## begin
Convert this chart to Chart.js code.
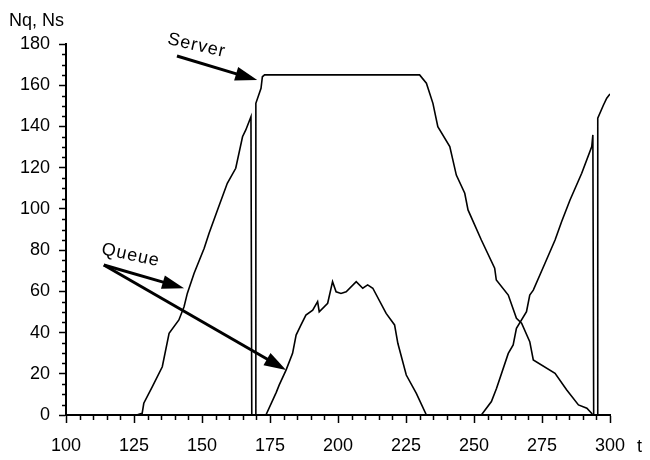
<!DOCTYPE html>
<html>
<head>
<meta charset="utf-8">
<script src="https://cdn.jsdelivr.net/npm/chart.js@4.4.1/dist/chart.umd.min.js"></script>
<style>
  html, body { margin: 0; padding: 0; background: #fff; }
</style>
</head>
<body>
<canvas id="queueChart" width="650" height="460"></canvas>
<script>
// queue length Nq over time t
const queueT = [100, 126, 128, 128.6, 131.7, 135.4, 137.9, 141.5, 143.4, 144.6, 147.1, 150.8, 152.6, 155.7, 159.3,
  162.4, 164.9, 166.1, 168, 168.3, 173.5, 177.3, 178.4, 180.9, 183.3, 184.6, 186.4, 188.2, 190.7, 192.5,
  193.1, 196.2, 198, 199.3, 201.1, 203, 206.7, 209.1, 210.9, 212.8, 217.7, 220.8, 222, 225.1, 228.8,
  232.5, 252.7, 256.4, 258.3, 262.6, 264.4, 265.6, 269.3, 270.5, 271.8, 276.1, 279.8, 282.2, 285.3, 289.6,
  293.3, 293.7, 294, 300];
const queueN = [0, 0, 0.8, 5.7, 13.7, 23.4, 39.6, 46.1, 52.5, 59, 68.8, 80.9, 88.2, 99.5, 112.4,
  119.7, 135, 138.3, 144.7, 0, 0, 11, 14.6, 21.8, 29.9, 38.8, 43.7, 48.5, 50.9, 55,
  50.1, 54.2, 64.7, 59.8, 59, 59.8, 64.7, 61.5, 63.1, 61.5, 49.3, 43.7, 34.8, 19.4, 10.5,
  0, 0, 6.5, 13, 29.9, 34, 42.1, 50.1, 58.2, 60.6, 73.6, 84.9, 93.8, 104.3, 117.3,
  130.2, 135.9, 0, 0];

// server occupancy Ns over time t
const serverT = [100, 169.7, 169.8, 171.7, 172.2, 173, 230, 232.5, 234.9, 236.7, 241.1, 243.5, 246.6, 247.8, 252.7,
  257.6, 258.2, 262.6, 265.6, 267.5, 270.5, 271.8, 279.8, 284.1, 288.4, 291.5, 293.3, 293.6, 295.3, 295.5,
  297.6, 298.8, 300];
const serverN = [0, 0, 151.2, 158.5, 164.1, 165, 165, 161, 151.2, 139.9, 130.2, 116.4, 107.6, 99.5, 84.9,
  71.2, 65.5, 58.2, 46.9, 44.5, 35.6, 26.7, 20.2, 12.1, 4.9, 3.3, 0.8, 0, 0, 144,
  150.4, 153.7, 155.7];

const xTicks = [100, 125, 150, 175, 200, 225, 250, 275, 300];
const yTicks = [0, 20, 40, 60, 80, 100, 120, 140, 160, 180];

const FONT = '"Liberation Sans", Arial, Helvetica, sans-serif';
Chart.defaults.font.family = FONT;
Chart.defaults.font.size = 18;
Chart.defaults.color = '#000';

function pts(ts, ns) {
  return ts.map((t, i) => ({ x: t, y: ns[i] }));
}

function arrow(ctx, x0, y0, x1, y1) {
  const a = Math.atan2(y1 - y0, x1 - x0);
  const len = 22, half = 7;
  const bx = x1 - len * Math.cos(a), by = y1 - len * Math.sin(a);
  ctx.beginPath();
  ctx.moveTo(x0, y0);
  ctx.lineTo(bx + 2 * Math.cos(a), by + 2 * Math.sin(a));
  ctx.stroke();
  ctx.beginPath();
  ctx.moveTo(x1, y1);
  ctx.lineTo(bx + half * Math.sin(a), by - half * Math.cos(a));
  ctx.lineTo(bx - half * Math.sin(a), by + half * Math.cos(a));
  ctx.closePath();
  ctx.fill();
}

function label(ctx, text, x, y, deg) {
  ctx.save();
  ctx.translate(x, y);
  ctx.rotate(deg * Math.PI / 180);
  ctx.textAlign = 'center';
  ctx.textBaseline = 'middle';
  ctx.letterSpacing = '1px';
  ctx.fillText(text, 0, 0);
  ctx.restore();
}

// minor ticks, axis names and the Server / Queue arrows
const extras = {
  id: 'extras',
  afterDraw(chart) {
    const { ctx, chartArea: area, scales: { x, y } } = chart;
    ctx.save();
    ctx.strokeStyle = '#000';
    ctx.fillStyle = '#000';
    ctx.lineWidth = 1.5;
    ctx.beginPath();
    for (let v = 100; v <= 300; v += 5) {
      if (v % 25 === 0) continue;
      const px = Math.round(x.getPixelForValue(v)) + 0.5;
      ctx.moveTo(px, area.bottom);
      ctx.lineTo(px, area.bottom + 5);
    }
    for (let v = 0; v <= 180; v += 5) {
      if (v % 20 === 0) continue;
      const py = Math.round(y.getPixelForValue(v)) + 0.5;
      ctx.moveTo(area.left, py);
      ctx.lineTo(area.left - 4, py);
    }
    ctx.stroke();

    ctx.font = '18px ' + FONT;
    ctx.textAlign = 'left';
    ctx.textBaseline = 'alphabetic';
    ctx.fillText('Nq, Ns', 9, 26);
    ctx.fillText('t', 637, 452);

    ctx.lineWidth = 3;
    arrow(ctx, x.getPixelForValue(140.8), y.getPixelForValue(174.2),
      x.getPixelForValue(170.3), y.getPixelForValue(162.5));
    arrow(ctx, x.getPixelForValue(113.9), y.getPixelForValue(72.8),
      x.getPixelForValue(143.4), y.getPixelForValue(61.5));
    arrow(ctx, x.getPixelForValue(113.9), y.getPixelForValue(72.8),
      x.getPixelForValue(180.9), y.getPixelForValue(21.8));

    label(ctx, 'Server', x.getPixelForValue(148), y.getPixelForValue(179.2), 13);
    label(ctx, 'Queue', x.getPixelForValue(123.8), y.getPixelForValue(77.5), 12);
    ctx.restore();
  }
};

const config = {
  type: 'line',
  data: {
    datasets: [
      {
        label: 'Queue',
        data: pts(queueT, queueN),
        borderColor: '#000',
        borderWidth: 1.6,
        pointRadius: 0,
        tension: 0
      },
      {
        label: 'Server',
        data: pts(serverT, serverN),
        borderColor: '#000',
        borderWidth: 1.6,
        pointRadius: 0,
        tension: 0
      }
    ]
  },
  options: {
    responsive: false,
    animation: false,
    layout: { padding: { top: 44, right: 40, bottom: 0, left: 0 } },
    plugins: {
      legend: { display: false },
      tooltip: { enabled: false }
    },
    scales: {
      x: {
        type: 'linear',
        min: 100,
        max: 300,
        afterBuildTicks: s => { s.ticks = xTicks.map(v => ({ value: v })); },
        afterFit: s => { s.height = 45; },
        ticks: { padding: 12, maxRotation: 0, autoSkip: false },
        grid: { drawOnChartArea: false, tickLength: 8, tickColor: '#000', tickWidth: 1.5 },
        border: { display: true, color: '#000', width: 2 }
      },
      y: {
        min: 0,
        max: 180,
        afterBuildTicks: s => { s.ticks = yTicks.map(v => ({ value: v })); },
        afterFit: s => { s.width = 66; },
        ticks: { padding: 9, autoSkip: false },
        grid: { drawOnChartArea: false, tickLength: 7, tickColor: '#000', tickWidth: 1.5 },
        border: { display: true, color: '#000', width: 2 }
      }
    }
  },
  plugins: [extras]
};

new Chart(document.getElementById('queueChart'), config);
</script>
</body>
</html>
## end
Aim: Please reproduce the listing exactly from its opening line through the line that contains "130.2, 135.9, 0, 0];", both included, with all pictures omitted.

Problem solution:
Convert this chart to Chart.js code.
<!DOCTYPE html>
<html>
<head>
<meta charset="utf-8">
<script src="https://cdn.jsdelivr.net/npm/chart.js@4.4.1/dist/chart.umd.min.js"></script>
<style>
  html, body { margin: 0; padding: 0; background: #fff; }
</style>
</head>
<body>
<canvas id="queueChart" width="650" height="460"></canvas>
<script>
// queue length Nq over time t
const queueT = [100, 126, 128, 128.6, 131.7, 135.4, 137.9, 141.5, 143.4, 144.6, 147.1, 150.8, 152.6, 155.7, 159.3,
  162.4, 164.9, 166.1, 168, 168.3, 173.5, 177.3, 178.4, 180.9, 183.3, 184.6, 186.4, 188.2, 190.7, 192.5,
  193.1, 196.2, 198, 199.3, 201.1, 203, 206.7, 209.1, 210.9, 212.8, 217.7, 220.8, 222, 225.1, 228.8,
  232.5, 252.7, 256.4, 258.3, 262.6, 264.4, 265.6, 269.3, 270.5, 271.8, 276.1, 279.8, 282.2, 285.3, 289.6,
  293.3, 293.7, 294, 300];
const queueN = [0, 0, 0.8, 5.7, 13.7, 23.4, 39.6, 46.1, 52.5, 59, 68.8, 80.9, 88.2, 99.5, 112.4,
  119.7, 135, 138.3, 144.7, 0, 0, 11, 14.6, 21.8, 29.9, 38.8, 43.7, 48.5, 50.9, 55,
  50.1, 54.2, 64.7, 59.8, 59, 59.8, 64.7, 61.5, 63.1, 61.5, 49.3, 43.7, 34.8, 19.4, 10.5,
  0, 0, 6.5, 13, 29.9, 34, 42.1, 50.1, 58.2, 60.6, 73.6, 84.9, 93.8, 104.3, 117.3,
  130.2, 135.9, 0, 0];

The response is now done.